======== EXTRACTED MATERIAL
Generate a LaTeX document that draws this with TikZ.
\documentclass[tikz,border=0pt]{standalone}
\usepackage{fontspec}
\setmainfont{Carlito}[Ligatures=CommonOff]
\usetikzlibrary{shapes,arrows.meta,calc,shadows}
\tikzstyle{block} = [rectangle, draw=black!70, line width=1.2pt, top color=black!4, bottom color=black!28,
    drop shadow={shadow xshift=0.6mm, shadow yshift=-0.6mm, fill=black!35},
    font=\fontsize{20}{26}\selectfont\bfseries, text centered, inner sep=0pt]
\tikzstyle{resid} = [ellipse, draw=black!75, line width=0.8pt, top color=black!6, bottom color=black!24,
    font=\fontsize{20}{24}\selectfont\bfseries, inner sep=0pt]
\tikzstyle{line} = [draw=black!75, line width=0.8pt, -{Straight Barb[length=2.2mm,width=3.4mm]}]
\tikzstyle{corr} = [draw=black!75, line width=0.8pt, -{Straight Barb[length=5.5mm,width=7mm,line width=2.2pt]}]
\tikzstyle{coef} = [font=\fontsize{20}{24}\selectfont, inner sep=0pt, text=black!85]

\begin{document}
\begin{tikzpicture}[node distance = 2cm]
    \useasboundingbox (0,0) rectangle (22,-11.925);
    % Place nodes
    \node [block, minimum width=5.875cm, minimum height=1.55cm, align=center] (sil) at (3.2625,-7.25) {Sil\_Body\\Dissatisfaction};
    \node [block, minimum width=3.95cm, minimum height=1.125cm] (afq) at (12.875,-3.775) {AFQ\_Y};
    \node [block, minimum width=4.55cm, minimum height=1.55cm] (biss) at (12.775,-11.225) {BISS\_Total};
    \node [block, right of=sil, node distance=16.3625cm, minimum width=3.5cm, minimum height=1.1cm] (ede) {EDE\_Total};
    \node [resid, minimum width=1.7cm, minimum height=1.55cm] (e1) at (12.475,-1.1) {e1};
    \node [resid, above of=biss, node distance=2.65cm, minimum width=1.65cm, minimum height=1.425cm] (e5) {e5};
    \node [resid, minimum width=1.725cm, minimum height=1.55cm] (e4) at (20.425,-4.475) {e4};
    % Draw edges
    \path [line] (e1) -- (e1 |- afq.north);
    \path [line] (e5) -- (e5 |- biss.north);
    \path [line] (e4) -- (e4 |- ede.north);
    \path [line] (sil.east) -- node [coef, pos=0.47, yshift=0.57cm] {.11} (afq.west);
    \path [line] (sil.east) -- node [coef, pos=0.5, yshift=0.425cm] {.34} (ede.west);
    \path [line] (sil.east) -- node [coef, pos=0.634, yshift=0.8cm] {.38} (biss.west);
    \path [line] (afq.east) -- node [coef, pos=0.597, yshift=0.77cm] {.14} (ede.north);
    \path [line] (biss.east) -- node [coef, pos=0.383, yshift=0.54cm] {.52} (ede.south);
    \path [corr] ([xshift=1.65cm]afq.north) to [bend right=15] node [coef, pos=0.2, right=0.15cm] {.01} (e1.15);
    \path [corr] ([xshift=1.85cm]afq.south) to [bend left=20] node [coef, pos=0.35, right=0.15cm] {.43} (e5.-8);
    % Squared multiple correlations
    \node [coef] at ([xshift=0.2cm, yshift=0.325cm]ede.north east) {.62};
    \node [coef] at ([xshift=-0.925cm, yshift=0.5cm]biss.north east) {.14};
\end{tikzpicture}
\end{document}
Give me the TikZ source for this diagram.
================
_PROMPT_:
Restate the listing in full, word for word.

_COMPLETE OUTPUT_:
Generate a LaTeX document that draws this with TikZ.
\documentclass[tikz,border=0pt]{standalone}
\usepackage{fontspec}
\setmainfont{Carlito}[Ligatures=CommonOff]
\usetikzlibrary{shapes,arrows.meta,calc,shadows}
\tikzstyle{block} = [rectangle, draw=black!70, line width=1.2pt, top color=black!4, bottom color=black!28,
    drop shadow={shadow xshift=0.6mm, shadow yshift=-0.6mm, fill=black!35},
    font=\fontsize{20}{26}\selectfont\bfseries, text centered, inner sep=0pt]
\tikzstyle{resid} = [ellipse, draw=black!75, line width=0.8pt, top color=black!6, bottom color=black!24,
    font=\fontsize{20}{24}\selectfont\bfseries, inner sep=0pt]
\tikzstyle{line} = [draw=black!75, line width=0.8pt, -{Straight Barb[length=2.2mm,width=3.4mm]}]
\tikzstyle{corr} = [draw=black!75, line width=0.8pt, -{Straight Barb[length=5.5mm,width=7mm,line width=2.2pt]}]
\tikzstyle{coef} = [font=\fontsize{20}{24}\selectfont, inner sep=0pt, text=black!85]

\begin{document}
\begin{tikzpicture}[node distance = 2cm]
    \useasboundingbox (0,0) rectangle (22,-11.925);
    % Place nodes
    \node [block, minimum width=5.875cm, minimum height=1.55cm, align=center] (sil) at (3.2625,-7.25) {Sil\_Body\\Dissatisfaction};
    \node [block, minimum width=3.95cm, minimum height=1.125cm] (afq) at (12.875,-3.775) {AFQ\_Y};
    \node [block, minimum width=4.55cm, minimum height=1.55cm] (biss) at (12.775,-11.225) {BISS\_Total};
    \node [block, right of=sil, node distance=16.3625cm, minimum width=3.5cm, minimum height=1.1cm] (ede) {EDE\_Total};
    \node [resid, minimum width=1.7cm, minimum height=1.55cm] (e1) at (12.475,-1.1) {e1};
    \node [resid, above of=biss, node distance=2.65cm, minimum width=1.65cm, minimum height=1.425cm] (e5) {e5};
    \node [resid, minimum width=1.725cm, minimum height=1.55cm] (e4) at (20.425,-4.475) {e4};
    % Draw edges
    \path [line] (e1) -- (e1 |- afq.north);
    \path [line] (e5) -- (e5 |- biss.north);
    \path [line] (e4) -- (e4 |- ede.north);
    \path [line] (sil.east) -- node [coef, pos=0.47, yshift=0.57cm] {.11} (afq.west);
    \path [line] (sil.east) -- node [coef, pos=0.5, yshift=0.425cm] {.34} (ede.west);
    \path [line] (sil.east) -- node [coef, pos=0.634, yshift=0.8cm] {.38} (biss.west);
    \path [line] (afq.east) -- node [coef, pos=0.597, yshift=0.77cm] {.14} (ede.north);
    \path [line] (biss.east) -- node [coef, pos=0.383, yshift=0.54cm] {.52} (ede.south);
    \path [corr] ([xshift=1.65cm]afq.north) to [bend right=15] node [coef, pos=0.2, right=0.15cm] {.01} (e1.15);
    \path [corr] ([xshift=1.85cm]afq.south) to [bend left=20] node [coef, pos=0.35, right=0.15cm] {.43} (e5.-8);
    % Squared multiple correlations
    \node [coef] at ([xshift=0.2cm, yshift=0.325cm]ede.north east) {.62};
    \node [coef] at ([xshift=-0.925cm, yshift=0.5cm]biss.north east) {.14};
\end{tikzpicture}
\end{document}
Give me the TikZ source for this diagram.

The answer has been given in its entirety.